• Task prompt:
Quote all of the data exactly as given. Skip every picture it contains.

• Provided data:
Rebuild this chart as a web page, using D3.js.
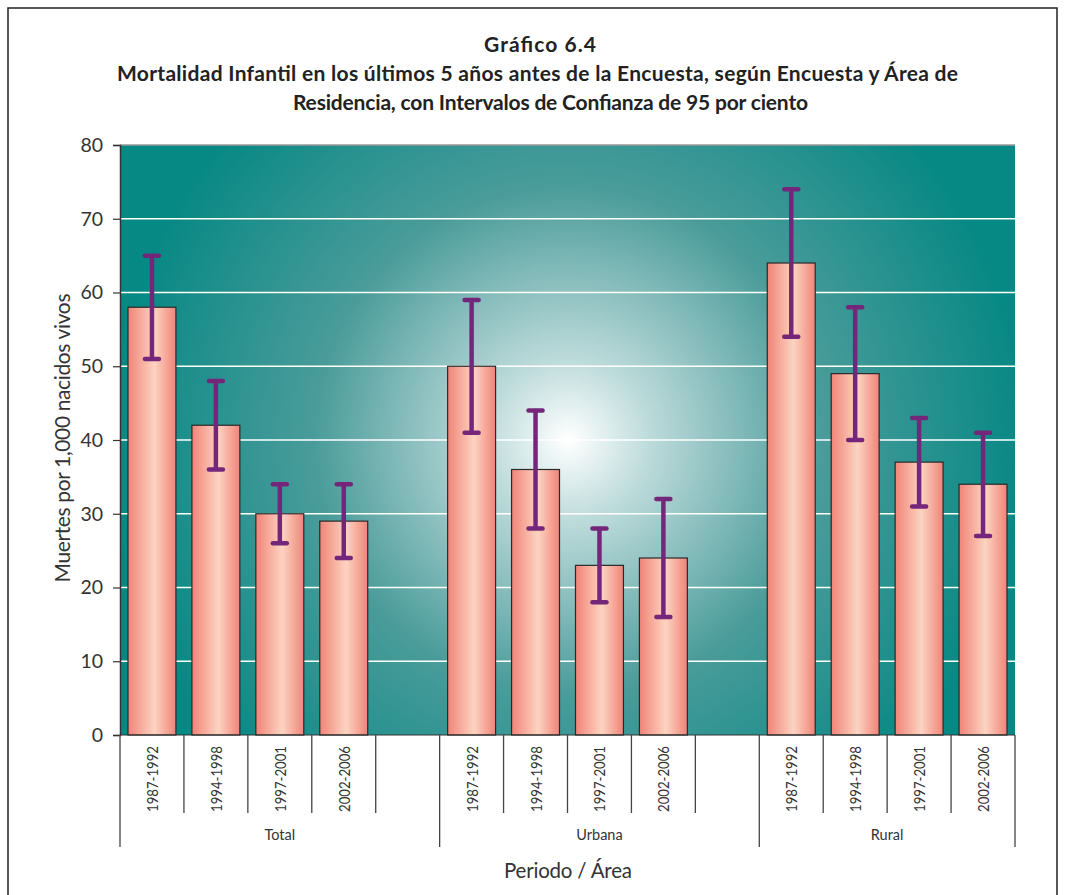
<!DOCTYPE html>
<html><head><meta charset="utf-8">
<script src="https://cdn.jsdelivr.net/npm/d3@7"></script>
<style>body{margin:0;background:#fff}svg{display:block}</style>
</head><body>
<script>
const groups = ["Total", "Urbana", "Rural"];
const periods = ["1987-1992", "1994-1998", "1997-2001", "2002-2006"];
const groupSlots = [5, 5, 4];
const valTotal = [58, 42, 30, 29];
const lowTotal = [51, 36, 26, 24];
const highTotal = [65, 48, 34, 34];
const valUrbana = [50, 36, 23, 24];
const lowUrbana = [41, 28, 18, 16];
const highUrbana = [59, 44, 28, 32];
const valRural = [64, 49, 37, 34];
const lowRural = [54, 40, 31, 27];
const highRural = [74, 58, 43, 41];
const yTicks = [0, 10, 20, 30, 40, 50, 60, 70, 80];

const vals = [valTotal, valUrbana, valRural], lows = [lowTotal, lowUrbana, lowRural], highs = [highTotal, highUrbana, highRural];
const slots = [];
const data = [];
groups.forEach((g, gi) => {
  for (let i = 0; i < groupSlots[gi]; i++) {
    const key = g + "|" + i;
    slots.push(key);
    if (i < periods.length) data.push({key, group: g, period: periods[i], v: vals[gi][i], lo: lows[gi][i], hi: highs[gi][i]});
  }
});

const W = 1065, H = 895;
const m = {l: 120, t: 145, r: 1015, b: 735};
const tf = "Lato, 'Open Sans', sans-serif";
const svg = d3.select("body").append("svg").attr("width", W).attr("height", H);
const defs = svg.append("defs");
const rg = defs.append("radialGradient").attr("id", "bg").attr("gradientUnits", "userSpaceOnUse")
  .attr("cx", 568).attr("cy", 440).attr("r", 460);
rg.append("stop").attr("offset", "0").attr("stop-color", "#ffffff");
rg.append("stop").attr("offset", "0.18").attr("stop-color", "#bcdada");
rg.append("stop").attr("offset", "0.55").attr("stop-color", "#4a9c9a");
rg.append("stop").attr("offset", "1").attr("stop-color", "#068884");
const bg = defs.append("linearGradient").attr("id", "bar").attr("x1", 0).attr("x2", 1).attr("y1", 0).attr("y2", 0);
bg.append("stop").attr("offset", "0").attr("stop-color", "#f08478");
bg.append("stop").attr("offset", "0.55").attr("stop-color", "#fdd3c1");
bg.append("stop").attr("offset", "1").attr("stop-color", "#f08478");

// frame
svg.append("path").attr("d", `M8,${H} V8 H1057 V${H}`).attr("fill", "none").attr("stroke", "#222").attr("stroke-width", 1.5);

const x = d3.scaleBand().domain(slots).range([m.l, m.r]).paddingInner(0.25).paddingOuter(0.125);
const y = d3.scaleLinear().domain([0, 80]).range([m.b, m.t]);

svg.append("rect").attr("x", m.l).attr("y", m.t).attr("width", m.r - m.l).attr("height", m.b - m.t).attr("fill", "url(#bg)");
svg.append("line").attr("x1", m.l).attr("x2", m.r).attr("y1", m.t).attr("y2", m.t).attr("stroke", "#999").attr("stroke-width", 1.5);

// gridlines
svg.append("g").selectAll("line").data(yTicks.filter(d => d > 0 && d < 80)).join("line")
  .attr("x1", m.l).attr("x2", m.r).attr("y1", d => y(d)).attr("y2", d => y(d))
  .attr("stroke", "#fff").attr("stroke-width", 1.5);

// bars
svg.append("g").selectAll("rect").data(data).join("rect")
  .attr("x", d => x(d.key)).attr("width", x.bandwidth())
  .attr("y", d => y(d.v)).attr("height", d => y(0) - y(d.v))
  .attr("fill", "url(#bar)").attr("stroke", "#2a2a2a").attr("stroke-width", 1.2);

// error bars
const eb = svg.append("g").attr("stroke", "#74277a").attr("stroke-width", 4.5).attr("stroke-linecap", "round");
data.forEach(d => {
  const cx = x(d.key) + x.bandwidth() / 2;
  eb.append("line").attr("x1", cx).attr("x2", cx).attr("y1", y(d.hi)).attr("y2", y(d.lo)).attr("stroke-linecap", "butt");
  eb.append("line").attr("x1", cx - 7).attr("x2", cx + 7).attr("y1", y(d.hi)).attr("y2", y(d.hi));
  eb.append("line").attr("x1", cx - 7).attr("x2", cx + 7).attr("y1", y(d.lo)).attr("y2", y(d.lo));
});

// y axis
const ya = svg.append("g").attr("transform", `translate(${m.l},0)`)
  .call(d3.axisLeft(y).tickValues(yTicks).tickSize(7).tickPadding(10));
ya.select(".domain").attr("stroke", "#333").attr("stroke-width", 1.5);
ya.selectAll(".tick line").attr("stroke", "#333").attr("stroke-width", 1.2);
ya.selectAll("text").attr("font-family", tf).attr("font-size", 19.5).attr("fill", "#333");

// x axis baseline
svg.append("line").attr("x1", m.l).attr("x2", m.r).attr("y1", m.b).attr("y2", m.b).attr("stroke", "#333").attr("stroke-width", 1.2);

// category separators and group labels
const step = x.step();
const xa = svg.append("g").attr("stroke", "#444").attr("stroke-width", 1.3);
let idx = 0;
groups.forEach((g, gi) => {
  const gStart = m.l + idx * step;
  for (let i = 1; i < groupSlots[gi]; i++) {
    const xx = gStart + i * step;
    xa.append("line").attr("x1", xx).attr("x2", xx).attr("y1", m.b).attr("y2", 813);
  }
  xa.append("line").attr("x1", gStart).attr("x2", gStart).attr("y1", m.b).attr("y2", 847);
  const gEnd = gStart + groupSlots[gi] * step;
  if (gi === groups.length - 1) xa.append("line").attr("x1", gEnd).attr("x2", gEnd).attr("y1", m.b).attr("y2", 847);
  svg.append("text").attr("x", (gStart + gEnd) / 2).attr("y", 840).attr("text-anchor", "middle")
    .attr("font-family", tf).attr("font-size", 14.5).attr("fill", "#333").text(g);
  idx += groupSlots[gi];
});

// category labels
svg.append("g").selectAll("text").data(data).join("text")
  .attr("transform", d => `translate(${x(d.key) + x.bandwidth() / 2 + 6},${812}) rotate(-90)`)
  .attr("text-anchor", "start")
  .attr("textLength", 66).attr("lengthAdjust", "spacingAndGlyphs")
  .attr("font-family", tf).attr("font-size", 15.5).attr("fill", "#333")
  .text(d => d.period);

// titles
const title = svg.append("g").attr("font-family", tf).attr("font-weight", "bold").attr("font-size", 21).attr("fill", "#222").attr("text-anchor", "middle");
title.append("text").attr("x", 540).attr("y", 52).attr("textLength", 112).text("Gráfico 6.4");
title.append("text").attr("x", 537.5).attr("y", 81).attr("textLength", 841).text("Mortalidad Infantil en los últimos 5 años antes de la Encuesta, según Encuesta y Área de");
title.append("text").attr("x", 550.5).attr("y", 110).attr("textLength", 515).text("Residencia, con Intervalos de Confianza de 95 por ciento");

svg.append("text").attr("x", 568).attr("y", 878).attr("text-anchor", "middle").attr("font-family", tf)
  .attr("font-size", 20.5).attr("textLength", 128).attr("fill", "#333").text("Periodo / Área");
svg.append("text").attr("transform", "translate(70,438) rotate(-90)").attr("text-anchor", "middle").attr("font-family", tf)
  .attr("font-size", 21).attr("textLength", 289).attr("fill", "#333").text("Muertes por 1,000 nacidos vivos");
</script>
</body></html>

• Finished exercise:
Rebuild this chart as a web page, using D3.js.
<!DOCTYPE html>
<html><head><meta charset="utf-8">
<script src="https://cdn.jsdelivr.net/npm/d3@7"></script>
<style>body{margin:0;background:#fff}svg{display:block}</style>
</head><body>
<script>
const groups = ["Total", "Urbana", "Rural"];
const periods = ["1987-1992", "1994-1998", "1997-2001", "2002-2006"];
const groupSlots = [5, 5, 4];
const valTotal = [58, 42, 30, 29];
const lowTotal = [51, 36, 26, 24];
const highTotal = [65, 48, 34, 34];
const valUrbana = [50, 36, 23, 24];
const lowUrbana = [41, 28, 18, 16];
const highUrbana = [59, 44, 28, 32];
const valRural = [64, 49, 37, 34];
const lowRural = [54, 40, 31, 27];
const highRural = [74, 58, 43, 41];
const yTicks = [0, 10, 20, 30, 40, 50, 60, 70, 80];

const vals = [valTotal, valUrbana, valRural], lows = [lowTotal, lowUrbana, lowRural], highs = [highTotal, highUrbana, highRural];
const slots = [];
const data = [];
groups.forEach((g, gi) => {
  for (let i = 0; i < groupSlots[gi]; i++) {
    const key = g + "|" + i;
    slots.push(key);
    if (i < periods.length) data.push({key, group: g, period: periods[i], v: vals[gi][i], lo: lows[gi][i], hi: highs[gi][i]});
  }
});

const W = 1065, H = 895;
const m = {l: 120, t: 145, r: 1015, b: 735};
const tf = "Lato, 'Open Sans', sans-serif";
const svg = d3.select("body").append("svg").attr("width", W).attr("height", H);
const defs = svg.append("defs");
const rg = defs.append("radialGradient").attr("id", "bg").attr("gradientUnits", "userSpaceOnUse")
  .attr("cx", 568).attr("cy", 440).attr("r", 460);
rg.append("stop").attr("offset", "0").attr("stop-color", "#ffffff");
rg.append("stop").attr("offset", "0.18").attr("stop-color", "#bcdada");
rg.append("stop").attr("offset", "0.55").attr("stop-color", "#4a9c9a");
rg.append("stop").attr("offset", "1").attr("stop-color", "#068884");
const bg = defs.append("linearGradient").attr("id", "bar").attr("x1", 0).attr("x2", 1).attr("y1", 0).attr("y2", 0);
bg.append("stop").attr("offset", "0").attr("stop-color", "#f08478");
bg.append("stop").attr("offset", "0.55").attr("stop-color", "#fdd3c1");
bg.append("stop").attr("offset", "1").attr("stop-color", "#f08478");

// frame
svg.append("path").attr("d", `M8,${H} V8 H1057 V${H}`).attr("fill", "none").attr("stroke", "#222").attr("stroke-width", 1.5);

const x = d3.scaleBand().domain(slots).range([m.l, m.r]).paddingInner(0.25).paddingOuter(0.125);
const y = d3.scaleLinear().domain([0, 80]).range([m.b, m.t]);

svg.append("rect").attr("x", m.l).attr("y", m.t).attr("width", m.r - m.l).attr("height", m.b - m.t).attr("fill", "url(#bg)");
svg.append("line").attr("x1", m.l).attr("x2", m.r).attr("y1", m.t).attr("y2", m.t).attr("stroke", "#999").attr("stroke-width", 1.5);

// gridlines
svg.append("g").selectAll("line").data(yTicks.filter(d => d > 0 && d < 80)).join("line")
  .attr("x1", m.l).attr("x2", m.r).attr("y1", d => y(d)).attr("y2", d => y(d))
  .attr("stroke", "#fff").attr("stroke-width", 1.5);

// bars
svg.append("g").selectAll("rect").data(data).join("rect")
  .attr("x", d => x(d.key)).attr("width", x.bandwidth())
  .attr("y", d => y(d.v)).attr("height", d => y(0) - y(d.v))
  .attr("fill", "url(#bar)").attr("stroke", "#2a2a2a").attr("stroke-width", 1.2);

// error bars
const eb = svg.append("g").attr("stroke", "#74277a").attr("stroke-width", 4.5).attr("stroke-linecap", "round");
data.forEach(d => {
  const cx = x(d.key) + x.bandwidth() / 2;
  eb.append("line").attr("x1", cx).attr("x2", cx).attr("y1", y(d.hi)).attr("y2", y(d.lo)).attr("stroke-linecap", "butt");
  eb.append("line").attr("x1", cx - 7).attr("x2", cx + 7).attr("y1", y(d.hi)).attr("y2", y(d.hi));
  eb.append("line").attr("x1", cx - 7).attr("x2", cx + 7).attr("y1", y(d.lo)).attr("y2", y(d.lo));
});

// y axis
const ya = svg.append("g").attr("transform", `translate(${m.l},0)`)
  .call(d3.axisLeft(y).tickValues(yTicks).tickSize(7).tickPadding(10));
ya.select(".domain").attr("stroke", "#333").attr("stroke-width", 1.5);
ya.selectAll(".tick line").attr("stroke", "#333").attr("stroke-width", 1.2);
ya.selectAll("text").attr("font-family", tf).attr("font-size", 19.5).attr("fill", "#333");

// x axis baseline
svg.append("line").attr("x1", m.l).attr("x2", m.r).attr("y1", m.b).attr("y2", m.b).attr("stroke", "#333").attr("stroke-width", 1.2);

// category separators and group labels
const step = x.step();
const xa = svg.append("g").attr("stroke", "#444").attr("stroke-width", 1.3);
let idx = 0;
groups.forEach((g, gi) => {
  const gStart = m.l + idx * step;
  for (let i = 1; i < groupSlots[gi]; i++) {
    const xx = gStart + i * step;
    xa.append("line").attr("x1", xx).attr("x2", xx).attr("y1", m.b).attr("y2", 813);
  }
  xa.append("line").attr("x1", gStart).attr("x2", gStart).attr("y1", m.b).attr("y2", 847);
  const gEnd = gStart + groupSlots[gi] * step;
  if (gi === groups.length - 1) xa.append("line").attr("x1", gEnd).attr("x2", gEnd).attr("y1", m.b).attr("y2", 847);
  svg.append("text").attr("x", (gStart + gEnd) / 2).attr("y", 840).attr("text-anchor", "middle")
    .attr("font-family", tf).attr("font-size", 14.5).attr("fill", "#333").text(g);
  idx += groupSlots[gi];
});

// category labels
svg.append("g").selectAll("text").data(data).join("text")
  .attr("transform", d => `translate(${x(d.key) + x.bandwidth() / 2 + 6},${812}) rotate(-90)`)
  .attr("text-anchor", "start")
  .attr("textLength", 66).attr("lengthAdjust", "spacingAndGlyphs")
  .attr("font-family", tf).attr("font-size", 15.5).attr("fill", "#333")
  .text(d => d.period);

// titles
const title = svg.append("g").attr("font-family", tf).attr("font-weight", "bold").attr("font-size", 21).attr("fill", "#222").attr("text-anchor", "middle");
title.append("text").attr("x", 540).attr("y", 52).attr("textLength", 112).text("Gráfico 6.4");
title.append("text").attr("x", 537.5).attr("y", 81).attr("textLength", 841).text("Mortalidad Infantil en los últimos 5 años antes de la Encuesta, según Encuesta y Área de");
title.append("text").attr("x", 550.5).attr("y", 110).attr("textLength", 515).text("Residencia, con Intervalos de Confianza de 95 por ciento");

svg.append("text").attr("x", 568).attr("y", 878).attr("text-anchor", "middle").attr("font-family", tf)
  .attr("font-size", 20.5).attr("textLength", 128).attr("fill", "#333").text("Periodo / Área");
svg.append("text").attr("transform", "translate(70,438) rotate(-90)").attr("text-anchor", "middle").attr("font-family", tf)
  .attr("font-size", 21).attr("textLength", 289).attr("fill", "#333").text("Muertes por 1,000 nacidos vivos");
</script>
</body></html>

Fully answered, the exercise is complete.